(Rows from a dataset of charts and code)
##############################
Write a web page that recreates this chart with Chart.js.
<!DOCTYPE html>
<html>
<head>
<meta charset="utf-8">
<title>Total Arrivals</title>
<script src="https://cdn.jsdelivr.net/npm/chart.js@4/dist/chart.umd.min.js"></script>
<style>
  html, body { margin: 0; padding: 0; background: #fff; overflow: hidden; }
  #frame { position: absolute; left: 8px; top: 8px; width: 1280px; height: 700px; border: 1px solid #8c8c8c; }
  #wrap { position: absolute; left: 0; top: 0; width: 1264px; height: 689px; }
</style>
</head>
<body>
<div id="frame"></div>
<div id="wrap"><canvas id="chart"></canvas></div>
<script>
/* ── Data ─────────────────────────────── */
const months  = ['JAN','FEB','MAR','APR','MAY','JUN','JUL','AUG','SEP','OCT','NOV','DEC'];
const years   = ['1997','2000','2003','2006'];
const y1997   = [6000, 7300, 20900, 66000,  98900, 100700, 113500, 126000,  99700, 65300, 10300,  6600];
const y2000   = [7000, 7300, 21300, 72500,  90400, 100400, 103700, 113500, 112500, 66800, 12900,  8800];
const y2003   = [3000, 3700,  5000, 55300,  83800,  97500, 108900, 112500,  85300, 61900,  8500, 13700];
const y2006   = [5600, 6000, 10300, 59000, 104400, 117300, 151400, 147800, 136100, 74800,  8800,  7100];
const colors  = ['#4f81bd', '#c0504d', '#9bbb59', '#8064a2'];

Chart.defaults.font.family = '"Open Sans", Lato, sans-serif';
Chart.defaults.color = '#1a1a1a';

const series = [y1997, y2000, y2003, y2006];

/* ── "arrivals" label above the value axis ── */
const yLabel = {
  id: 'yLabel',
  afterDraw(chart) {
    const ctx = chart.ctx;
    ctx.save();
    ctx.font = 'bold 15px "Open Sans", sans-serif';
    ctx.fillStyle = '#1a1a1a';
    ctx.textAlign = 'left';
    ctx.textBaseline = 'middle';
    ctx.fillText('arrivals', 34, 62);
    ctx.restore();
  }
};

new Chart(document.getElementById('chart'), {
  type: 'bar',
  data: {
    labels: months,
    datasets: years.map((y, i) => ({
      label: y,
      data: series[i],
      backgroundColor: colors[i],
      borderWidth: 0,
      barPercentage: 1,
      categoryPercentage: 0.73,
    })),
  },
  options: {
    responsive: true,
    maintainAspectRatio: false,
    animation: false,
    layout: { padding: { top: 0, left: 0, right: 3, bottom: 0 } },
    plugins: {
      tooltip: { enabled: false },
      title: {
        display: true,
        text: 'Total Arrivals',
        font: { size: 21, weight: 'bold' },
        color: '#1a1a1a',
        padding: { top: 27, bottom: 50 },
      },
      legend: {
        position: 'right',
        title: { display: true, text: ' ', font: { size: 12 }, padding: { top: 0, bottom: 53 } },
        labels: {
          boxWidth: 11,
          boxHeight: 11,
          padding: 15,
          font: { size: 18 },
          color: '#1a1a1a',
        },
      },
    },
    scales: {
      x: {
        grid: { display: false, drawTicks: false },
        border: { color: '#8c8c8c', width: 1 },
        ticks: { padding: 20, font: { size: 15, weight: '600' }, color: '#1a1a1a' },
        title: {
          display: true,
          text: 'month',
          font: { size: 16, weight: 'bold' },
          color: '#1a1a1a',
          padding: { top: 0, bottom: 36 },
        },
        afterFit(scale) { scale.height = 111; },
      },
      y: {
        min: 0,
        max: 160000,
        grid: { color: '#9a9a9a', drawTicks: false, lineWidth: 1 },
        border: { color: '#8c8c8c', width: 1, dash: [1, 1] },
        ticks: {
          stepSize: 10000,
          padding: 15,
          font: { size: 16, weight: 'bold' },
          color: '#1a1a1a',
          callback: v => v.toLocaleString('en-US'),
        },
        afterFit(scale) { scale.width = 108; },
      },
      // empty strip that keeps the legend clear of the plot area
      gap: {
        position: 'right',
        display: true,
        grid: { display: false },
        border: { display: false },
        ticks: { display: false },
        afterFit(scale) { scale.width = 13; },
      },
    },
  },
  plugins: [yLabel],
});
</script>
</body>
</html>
##############################
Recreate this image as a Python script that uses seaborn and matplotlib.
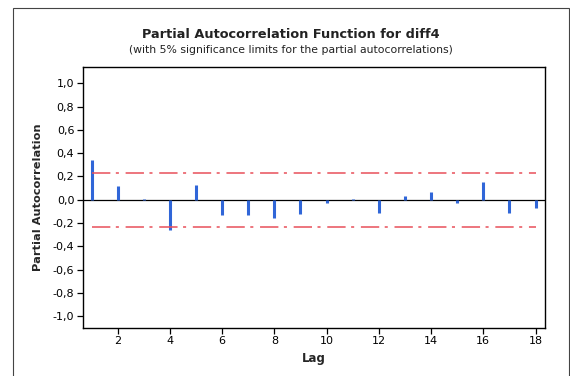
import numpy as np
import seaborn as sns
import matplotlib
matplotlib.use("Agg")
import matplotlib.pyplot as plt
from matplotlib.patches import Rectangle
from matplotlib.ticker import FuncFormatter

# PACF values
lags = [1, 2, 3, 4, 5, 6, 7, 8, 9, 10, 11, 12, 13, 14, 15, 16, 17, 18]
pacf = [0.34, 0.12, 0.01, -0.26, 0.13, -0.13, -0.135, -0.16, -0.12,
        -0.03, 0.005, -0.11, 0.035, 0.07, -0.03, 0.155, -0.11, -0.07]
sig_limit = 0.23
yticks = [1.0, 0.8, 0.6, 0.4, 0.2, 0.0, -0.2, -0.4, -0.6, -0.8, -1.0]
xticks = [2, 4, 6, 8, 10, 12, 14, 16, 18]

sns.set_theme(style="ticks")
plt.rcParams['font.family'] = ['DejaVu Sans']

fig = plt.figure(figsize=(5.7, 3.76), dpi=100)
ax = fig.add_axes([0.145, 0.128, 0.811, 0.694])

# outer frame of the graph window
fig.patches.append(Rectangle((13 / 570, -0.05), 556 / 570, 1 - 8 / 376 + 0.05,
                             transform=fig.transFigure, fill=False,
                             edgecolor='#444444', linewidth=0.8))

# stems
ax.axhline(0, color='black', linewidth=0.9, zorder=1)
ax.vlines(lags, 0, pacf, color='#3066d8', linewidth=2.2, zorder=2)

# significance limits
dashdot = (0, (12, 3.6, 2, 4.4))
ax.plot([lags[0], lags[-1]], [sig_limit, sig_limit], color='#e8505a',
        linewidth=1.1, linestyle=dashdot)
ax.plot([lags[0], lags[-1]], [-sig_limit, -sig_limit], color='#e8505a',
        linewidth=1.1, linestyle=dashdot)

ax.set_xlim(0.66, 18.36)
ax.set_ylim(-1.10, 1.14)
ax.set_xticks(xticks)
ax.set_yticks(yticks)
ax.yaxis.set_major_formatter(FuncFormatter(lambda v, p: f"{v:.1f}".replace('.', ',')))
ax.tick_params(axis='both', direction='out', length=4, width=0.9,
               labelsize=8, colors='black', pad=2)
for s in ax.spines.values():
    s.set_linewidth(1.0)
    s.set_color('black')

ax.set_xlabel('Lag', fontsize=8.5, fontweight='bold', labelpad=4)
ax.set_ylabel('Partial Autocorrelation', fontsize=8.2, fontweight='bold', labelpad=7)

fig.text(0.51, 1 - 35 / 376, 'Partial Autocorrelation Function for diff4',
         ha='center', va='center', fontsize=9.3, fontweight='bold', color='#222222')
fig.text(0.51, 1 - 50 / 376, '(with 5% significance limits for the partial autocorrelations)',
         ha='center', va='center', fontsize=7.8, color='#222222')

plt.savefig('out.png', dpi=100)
##############################
§ **Set exercise**: Give again, exactly as written above, every line from the one holding "Recreate this image" to the one holding "from matplotlib.ticker import FuncFormatter", with both ends kept and the pictures left out.

§ **Correct output**:
Recreate this image as a Python script that uses seaborn and matplotlib.
import numpy as np
import seaborn as sns
import matplotlib
matplotlib.use("Agg")
import matplotlib.pyplot as plt
from matplotlib.patches import Rectangle
from matplotlib.ticker import FuncFormatter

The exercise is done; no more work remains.